Anayasa Mahkemesi’ni olur olmaz sebeplerle meşgul etmenin, CHP’nin ihtisas alanı hâline dönüştüğünü dile getiren Cumhurbaşkanı Erdoğan, sözlerini şöyle sürdürdü: “Haklarıdır, elbette saygı duyarız. Ama bu meseleyi tartışma biçimlerine asla saygı duymadık, duymayacağız. Böyle bir konuyu çocuk gelinlerden çok eşliliğe kadar, akla, mantığa, hakikatlere aykırı zeminlere çekenleri milletimize teşhir etmek boynumuzun borcudur. Türkiye’de laiklik kavramıyla ilgili olumsuz bir algı varsa, bunun en büyük sebebi, ana muhalefet partisinin, ta tek parti döneminden beri kavramı yanlış yere oturtma çabasıdır. Bu bir eser-i cehalettir. Laikliği milletin değerlerine, tarihine, kültürüne karşı bir kalkan hâline getirmeye çalışırsanız, elbette hoşnutsuzluk ortaya çıkar.”

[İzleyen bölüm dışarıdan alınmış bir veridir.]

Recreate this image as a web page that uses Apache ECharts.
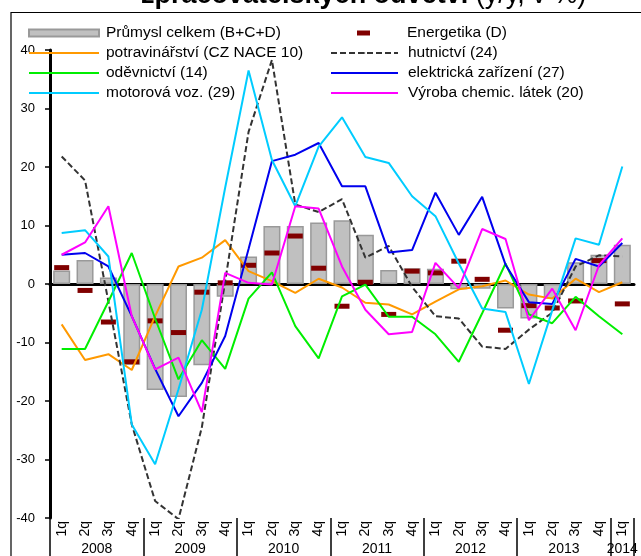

“LAİKLİK ÜZERİNDEN HERKESİ HİZAYA SOKMA ANLAYIŞININ MİADI DOLMUŞTUR”
Devletin dini inançlar karşısındaki tarafsızlığı anlamında laikliğin, kendilerinin de kabul ettiği ve uygulanması gerektiğine inandıkları bir kavram olduğuna vurgu yapan Cumhurbaşkanı Erdoğan, “Olur olmaz her konuyu laiklik üzerinden eleştiren, kendisinden başka herkesi bu kavram üzerinden hizaya sokmaya çalışan CHP anlayışının miadı artık dolmuştur” sözlerine yer verdi.
Milletin, 15 yıllık AK Parti iktidarının uygulamalarına bakarak, CHP’nin bu husustaki riyakârlığını gördüğüne inandığını kaydeden Cumhurbaşkanı Erdoğan, şunları ekledi: “Ana muhalefet partisinin milleti laiklikle aldattığı, hatta böldüğü o karanlık deviler artık sona ermiştir. Darbelerin, cuntaların, vesayet girişimlerinin kılıfı hâline dönüştürülen bu kavramı, AK Parti olarak yerli yerine oturttuğumuzu düşünüyorum. Türkiye’nin geleceğinde, özellikle de Cumhurbaşkanlığı Hükûmet Sisteminde kimse bu tür istismarlar üzerinden kendisine alan açamayacaktır.”
Söz konusu değişikliğin, ‘tapu kadastro müdürlerine nikâh kıyma yetkisi verilmesi’ şeklinde TBMM’ye gelmesi durumunda CHP’nin herhangi bir itirazının olmayacağını söyleyen Cumhurbaşkanı Erdoğan, “Bunlar ne yazık ki din ile bağlantılı bir konu olduğu zaman hop oturup hop kalkıyorlar, sıkıntı burada” dedi. Cumhurbaşkanı Erdoğan, “Belki de, CHP’nin bambaşka gayelerle sürekli gündemde tuttuğu laiklik tartışmasının ülkemize en hayırlı neticesi, işte bu olmuştur” şeklinde konuştu.